• _Instructions to follow_
All lines from the top of the records below through the line holding "ax = fig.add_axes([0.147, 0.183, 0.83, 0.66])", and only those, should be printed exactly, minus the pictures.

:: Data for this exercise

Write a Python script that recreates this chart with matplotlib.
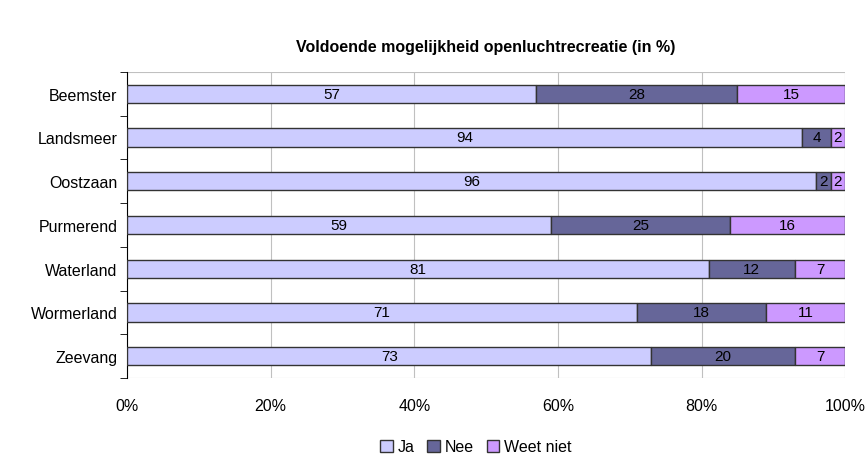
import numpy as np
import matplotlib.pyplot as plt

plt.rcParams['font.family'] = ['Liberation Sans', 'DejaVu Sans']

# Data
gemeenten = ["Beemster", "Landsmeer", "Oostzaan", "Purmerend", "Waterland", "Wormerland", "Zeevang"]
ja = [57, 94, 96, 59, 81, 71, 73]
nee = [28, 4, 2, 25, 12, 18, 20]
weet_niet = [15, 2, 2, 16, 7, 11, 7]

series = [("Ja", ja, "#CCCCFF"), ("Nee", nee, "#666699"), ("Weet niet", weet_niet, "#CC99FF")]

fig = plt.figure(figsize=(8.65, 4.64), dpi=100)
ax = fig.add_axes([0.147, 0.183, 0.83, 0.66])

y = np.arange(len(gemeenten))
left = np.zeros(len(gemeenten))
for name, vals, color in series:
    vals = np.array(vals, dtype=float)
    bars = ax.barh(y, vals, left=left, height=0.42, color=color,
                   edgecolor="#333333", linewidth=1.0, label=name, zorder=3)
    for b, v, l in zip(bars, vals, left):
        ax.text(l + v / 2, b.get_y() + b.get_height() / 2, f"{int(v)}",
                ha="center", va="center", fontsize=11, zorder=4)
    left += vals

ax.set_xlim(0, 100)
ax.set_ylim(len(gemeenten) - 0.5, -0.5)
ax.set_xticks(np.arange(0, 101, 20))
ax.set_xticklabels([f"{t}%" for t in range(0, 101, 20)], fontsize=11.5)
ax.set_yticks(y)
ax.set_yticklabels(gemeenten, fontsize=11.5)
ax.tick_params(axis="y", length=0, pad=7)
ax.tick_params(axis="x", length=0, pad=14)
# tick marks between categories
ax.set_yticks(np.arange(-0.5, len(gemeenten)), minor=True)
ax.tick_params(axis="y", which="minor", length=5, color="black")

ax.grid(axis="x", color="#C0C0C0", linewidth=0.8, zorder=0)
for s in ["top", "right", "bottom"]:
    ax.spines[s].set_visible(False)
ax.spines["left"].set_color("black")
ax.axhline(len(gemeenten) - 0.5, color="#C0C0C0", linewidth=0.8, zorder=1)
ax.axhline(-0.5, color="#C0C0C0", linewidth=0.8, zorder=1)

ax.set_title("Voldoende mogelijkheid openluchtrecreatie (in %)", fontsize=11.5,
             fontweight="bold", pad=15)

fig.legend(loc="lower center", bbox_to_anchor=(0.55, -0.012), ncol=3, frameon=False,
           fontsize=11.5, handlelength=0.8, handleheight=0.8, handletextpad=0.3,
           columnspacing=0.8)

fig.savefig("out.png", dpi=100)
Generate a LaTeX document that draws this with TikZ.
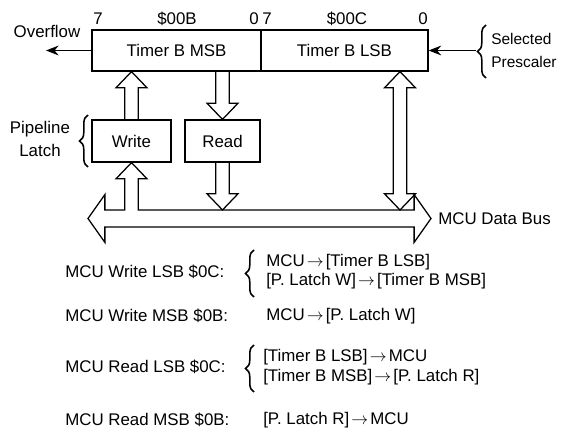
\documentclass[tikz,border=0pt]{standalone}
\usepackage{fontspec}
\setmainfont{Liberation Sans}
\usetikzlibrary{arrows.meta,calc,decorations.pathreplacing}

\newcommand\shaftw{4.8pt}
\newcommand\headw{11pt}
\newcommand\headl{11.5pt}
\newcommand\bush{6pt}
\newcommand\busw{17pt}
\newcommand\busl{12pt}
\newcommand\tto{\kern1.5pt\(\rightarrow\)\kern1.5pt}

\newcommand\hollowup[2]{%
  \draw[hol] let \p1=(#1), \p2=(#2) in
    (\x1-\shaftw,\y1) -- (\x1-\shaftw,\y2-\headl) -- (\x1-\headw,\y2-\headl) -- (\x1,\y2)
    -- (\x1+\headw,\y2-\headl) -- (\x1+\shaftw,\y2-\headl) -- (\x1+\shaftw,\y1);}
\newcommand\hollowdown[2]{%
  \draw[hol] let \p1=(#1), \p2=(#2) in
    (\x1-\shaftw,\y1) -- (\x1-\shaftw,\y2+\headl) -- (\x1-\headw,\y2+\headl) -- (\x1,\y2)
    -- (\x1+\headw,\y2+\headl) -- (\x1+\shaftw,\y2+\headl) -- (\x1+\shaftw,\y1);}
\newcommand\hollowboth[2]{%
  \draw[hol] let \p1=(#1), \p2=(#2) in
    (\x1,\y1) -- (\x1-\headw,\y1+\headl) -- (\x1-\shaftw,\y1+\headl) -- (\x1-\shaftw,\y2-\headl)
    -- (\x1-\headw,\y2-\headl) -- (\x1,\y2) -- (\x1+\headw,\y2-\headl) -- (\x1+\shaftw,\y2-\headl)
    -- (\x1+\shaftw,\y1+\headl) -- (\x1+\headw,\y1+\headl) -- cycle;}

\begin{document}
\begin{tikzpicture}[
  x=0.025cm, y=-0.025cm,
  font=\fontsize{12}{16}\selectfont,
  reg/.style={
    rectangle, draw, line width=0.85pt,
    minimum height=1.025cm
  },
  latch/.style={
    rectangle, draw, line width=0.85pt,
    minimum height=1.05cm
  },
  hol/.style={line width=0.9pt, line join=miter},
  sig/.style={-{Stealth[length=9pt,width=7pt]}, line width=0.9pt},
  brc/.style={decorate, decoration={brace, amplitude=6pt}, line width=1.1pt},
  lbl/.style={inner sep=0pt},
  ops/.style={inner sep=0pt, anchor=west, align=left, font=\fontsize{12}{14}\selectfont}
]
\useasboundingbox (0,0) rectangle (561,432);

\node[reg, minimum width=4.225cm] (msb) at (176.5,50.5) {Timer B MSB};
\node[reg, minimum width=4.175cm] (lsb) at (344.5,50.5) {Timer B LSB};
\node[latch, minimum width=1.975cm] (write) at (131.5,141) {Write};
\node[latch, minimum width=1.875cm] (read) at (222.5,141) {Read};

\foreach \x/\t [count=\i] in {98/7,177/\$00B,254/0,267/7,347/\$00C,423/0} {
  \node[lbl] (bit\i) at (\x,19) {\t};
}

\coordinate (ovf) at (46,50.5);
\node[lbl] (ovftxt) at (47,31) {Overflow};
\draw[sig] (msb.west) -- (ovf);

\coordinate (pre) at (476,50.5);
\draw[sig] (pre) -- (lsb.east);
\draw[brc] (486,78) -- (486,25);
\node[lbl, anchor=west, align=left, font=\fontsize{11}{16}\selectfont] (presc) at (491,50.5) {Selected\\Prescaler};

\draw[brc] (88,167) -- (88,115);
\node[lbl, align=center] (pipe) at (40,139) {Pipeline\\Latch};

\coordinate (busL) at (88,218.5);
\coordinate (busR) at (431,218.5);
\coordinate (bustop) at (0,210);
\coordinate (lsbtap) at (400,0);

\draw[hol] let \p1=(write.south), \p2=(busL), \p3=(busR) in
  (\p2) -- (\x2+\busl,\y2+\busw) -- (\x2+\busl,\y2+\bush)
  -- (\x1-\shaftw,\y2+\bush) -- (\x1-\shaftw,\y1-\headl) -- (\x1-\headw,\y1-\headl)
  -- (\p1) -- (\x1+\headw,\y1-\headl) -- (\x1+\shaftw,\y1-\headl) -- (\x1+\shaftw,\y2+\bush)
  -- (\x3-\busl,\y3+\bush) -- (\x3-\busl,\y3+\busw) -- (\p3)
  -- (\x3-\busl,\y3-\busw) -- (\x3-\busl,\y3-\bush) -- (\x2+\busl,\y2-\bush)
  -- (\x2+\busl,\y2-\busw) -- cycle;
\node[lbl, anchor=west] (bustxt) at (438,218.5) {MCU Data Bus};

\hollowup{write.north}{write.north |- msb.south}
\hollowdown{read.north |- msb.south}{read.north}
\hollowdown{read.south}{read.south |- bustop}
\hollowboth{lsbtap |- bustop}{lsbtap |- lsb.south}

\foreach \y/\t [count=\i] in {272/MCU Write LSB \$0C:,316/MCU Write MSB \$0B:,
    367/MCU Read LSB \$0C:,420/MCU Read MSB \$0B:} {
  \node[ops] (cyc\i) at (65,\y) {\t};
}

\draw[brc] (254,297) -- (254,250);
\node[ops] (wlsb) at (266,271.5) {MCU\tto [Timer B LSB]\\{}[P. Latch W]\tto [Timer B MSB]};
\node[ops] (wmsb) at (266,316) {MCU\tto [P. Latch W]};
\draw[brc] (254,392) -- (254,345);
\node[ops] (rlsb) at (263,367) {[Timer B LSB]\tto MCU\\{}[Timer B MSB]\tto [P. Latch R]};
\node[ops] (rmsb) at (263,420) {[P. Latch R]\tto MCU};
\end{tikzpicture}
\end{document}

::::

• _Exercise solution_
Write a Python script that recreates this chart with matplotlib.
import numpy as np
import matplotlib.pyplot as plt

plt.rcParams['font.family'] = ['Liberation Sans', 'DejaVu Sans']

# Data
gemeenten = ["Beemster", "Landsmeer", "Oostzaan", "Purmerend", "Waterland", "Wormerland", "Zeevang"]
ja = [57, 94, 96, 59, 81, 71, 73]
nee = [28, 4, 2, 25, 12, 18, 20]
weet_niet = [15, 2, 2, 16, 7, 11, 7]

series = [("Ja", ja, "#CCCCFF"), ("Nee", nee, "#666699"), ("Weet niet", weet_niet, "#CC99FF")]

fig = plt.figure(figsize=(8.65, 4.64), dpi=100)
ax = fig.add_axes([0.147, 0.183, 0.83, 0.66])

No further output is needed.